Extracto del prólogo del libro “Francisco Villa y la Revolución” del General Federico Cervantes:
La recia y marcial figura del general Francisco Villa ha sido objeto de vilipendio por parte de sus resentidos enemigos, los ataques con que destruir su reputación de extraordinario revolucionario, de han fincado en asegurar que si de joven fue un bandolero, como tal siguió siendo en la Revolución: cruel, desleal e inconsciente.

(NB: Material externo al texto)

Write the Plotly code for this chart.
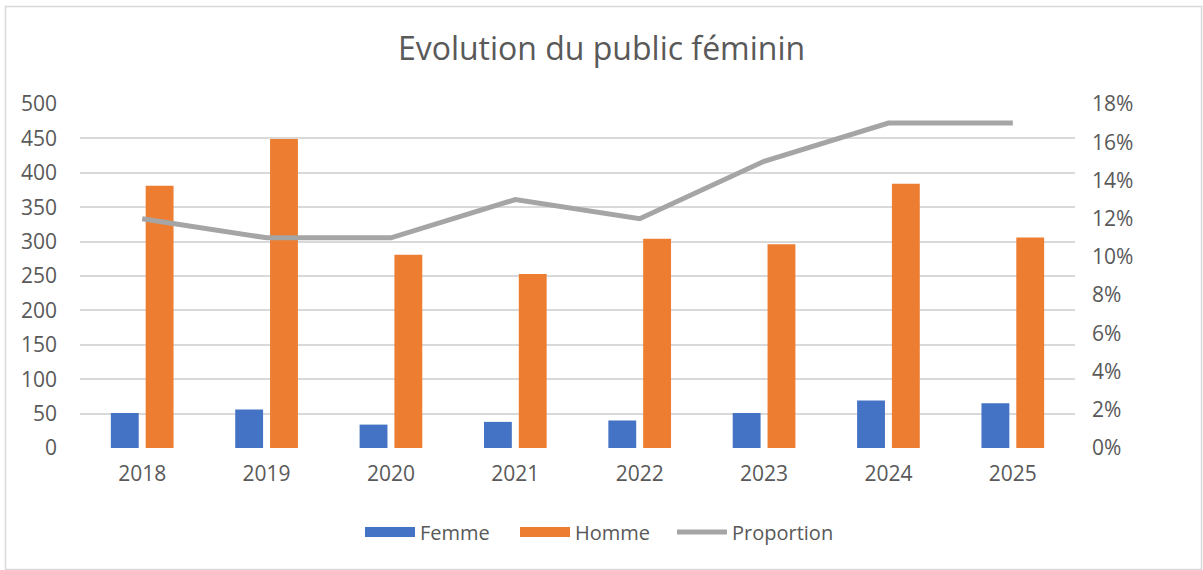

Pancho Villa fue, como la mayor parte de los revolucionarios, un producto del bajo pueblo; careció de la oportunidad de cultivarse y, como perseguido, se desarrolló en una época de injusticias. En la Revolución, como en toda revuelta popular, los frenos morales son rotos, y el hombre, casi vuelto a la barbarie, lucha con violencia y hasta con desesperación contra los opresores.
Cargado con el fardo de todos los prejuicios del pueblo, pero dotado de sus más relevantes cualidades y de una inteligencia avivada por el peligro, Villa no fue ni aspiró a ser caudillo político; fue un gran conductor de hombres, un defensor de los oprimidos y un vengador de la injusticia social. Su sanguinarismo, análogo a l de la mayor parte de los jefes revolucionarios, se explica por la legítima defensa personal o como la aplicación de una defensa primitiva, allí donde no había leyes ni justicia legal.
Francisco Villa pisó los umbrales de la gloria, que por su rudeza e irreflexión no llegó a conquistar; pero si conquistó el amplio y pintoresco campo de la leyenda nacional y quedará en el alma popular para siempre.